Tampere University of Technology, has a reputation as an industrial university due to its long-lasting close collaboration with industrial companies. Leading fields of research are especially signal processing, optics and photonics, intelligent machines, biomodelling and the built environment. The Academy of Finland has appointed the Signal Processing Algorithm Research Group (SPAG) and Generic Intelligent Machines (GIM), together with Helsinki University of Technology, as Centers of Excellence in Research.
In addition, Tampere University of Applied Sciences supplements this knowledge infrastructure with its versatile supply of graduates in, for example, Computer science, Media and Graphics, Digital gaming, and many other fields. The large R&D facilities of the Technical Research Centre of Finland VTT (more than 300 experts) provide the companies with an R&D partner especially in those three areas of competence that are at the core of strong local clusters.
Tampere has been the forerunner of large, locally initiated public–private partnership-based innovation programs. These have generated cumulative competences and the confidence to conduct large-scale innovation policy operations with high impacts (see e.g. the final evaluation of the National Centre of Expertise Program).

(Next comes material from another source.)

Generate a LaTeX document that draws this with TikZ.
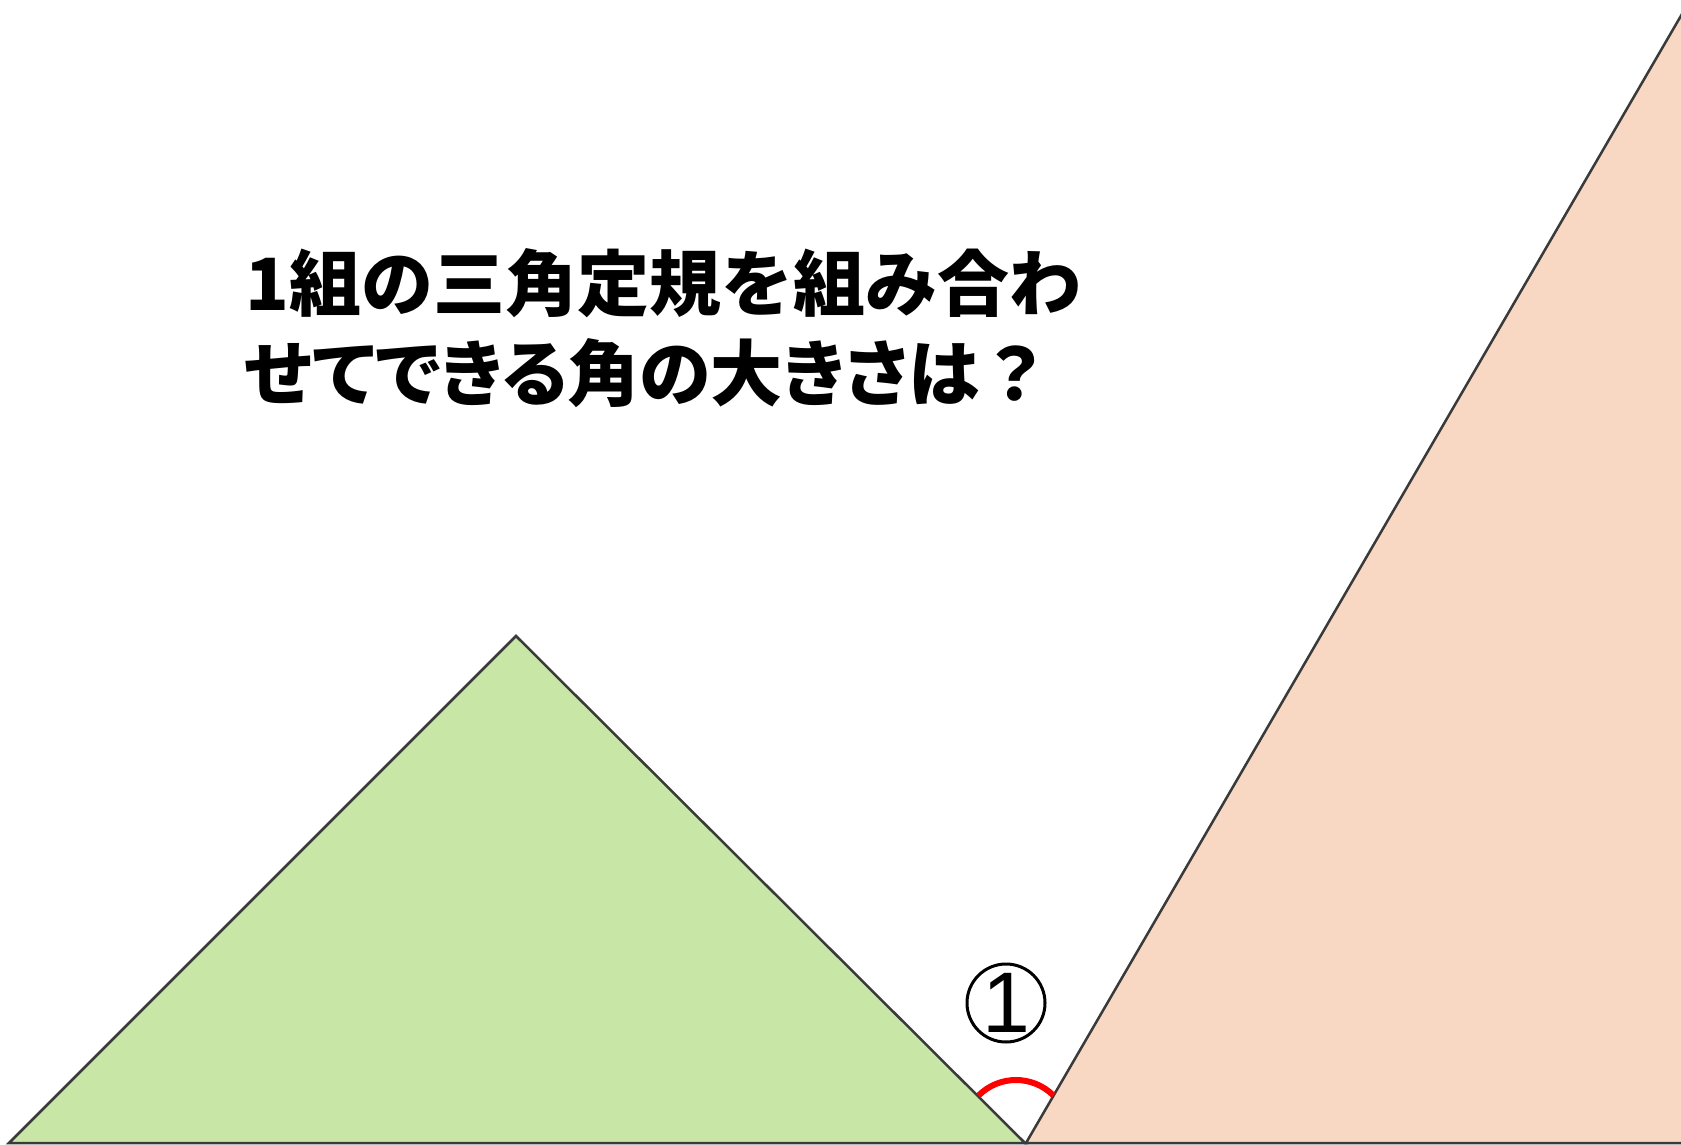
\documentclass[tikz,border=0pt]{standalone}
\usepackage{fontspec}
\newfontfamily\cjk{Noto Sans CJK JP Black}
\newfontfamily\cjkp{Noto Sans CJK JP Black}[RawFeature=+palt]
\newfontfamily\digitfont{Liberation Sans}
\definecolor{tgreen}{HTML}{C8E6A6}
\definecolor{torange}{HTML}{F8D8C2}
\definecolor{edge}{HTML}{3A3A3A}
\tikzset{
  tri/.style={draw=edge, line width=2.5pt, line join=miter},
  title/.style={anchor=west, inner sep=0pt, font=\fontsize{72}{90}\selectfont},
  anglemark/.style={draw=red, line width=6pt},
  numcircle/.style={circle, draw=black, line width=3pt, minimum size=78pt, inner sep=0pt, font=\digitfont\fontsize{86}{86}\selectfont}
}
\begin{document}
\begin{tikzpicture}[x=1pt, y=-1pt]
\useasboundingbox (0,0) rectangle (1681,1145);
\fill[white] (0,0) rectangle (1681,1145);
\begin{scope}
\clip (0,0) rectangle (1681,1145);
% green set square
\coordinate (A) at (9,1143);
\coordinate (B) at (516,636);
\coordinate (C) at (1025,1143);
\filldraw[tri, fill=tgreen] (A) -- (B) -- (C) -- cycle;
% orange set square
\coordinate (D) at (1026,1143);
\coordinate (E) at (1700,-17);
\coordinate (F) at (1800,1143);
\filldraw[tri, fill=torange] (D) -- (E) -- (F) -- cycle;
\end{scope}
% angle mark
\coordinate (O) at (1016,1133);
\draw[anglemark] ([shift={(-135:53)}]O) arc[start angle=-135, end angle=-45, radius=53];
\node[numcircle] (n1) at (1006,1003) {\raisebox{-1pt}{1}};
% title
\node[title, font=\cjk\fontsize{72}{90}\selectfont] (t1) at (245,283) {1組の三角定規を組み合わ};
\node[title, font=\cjkp\fontsize{72}{90}\selectfont] (t2) at (245,373) {せてできる角の大きさは{\cjk ？}};
\end{tikzpicture}
\end{document}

There has been an intense learning process and evolutionary path related to the local innovation policy. The latter part of the 1990s saw the emergence of a cluster-based innovation policy that bore fruit first as an enabler of rapid growth in the ICT cluster and then, on both sides of the millennium, as large innovation programs (eTampere, BioNext, Creative Tampere) and their impacts on local entrepreneurialism and many innovative outcomes. Nevertheless, the programs back then were characterized to some extent by a supply-driven logic.
Somewhere between 2005 and 2008 it was realized, both in Tampere and nationally, that a more demand-driven approach should be taken. This is to, for example, exploit the potential hidden in a large public sector (innovative procurement), in a highly educated population (democratization of innovation) and in more active IPR management (open innovation) of companies and higher education institutions, for example.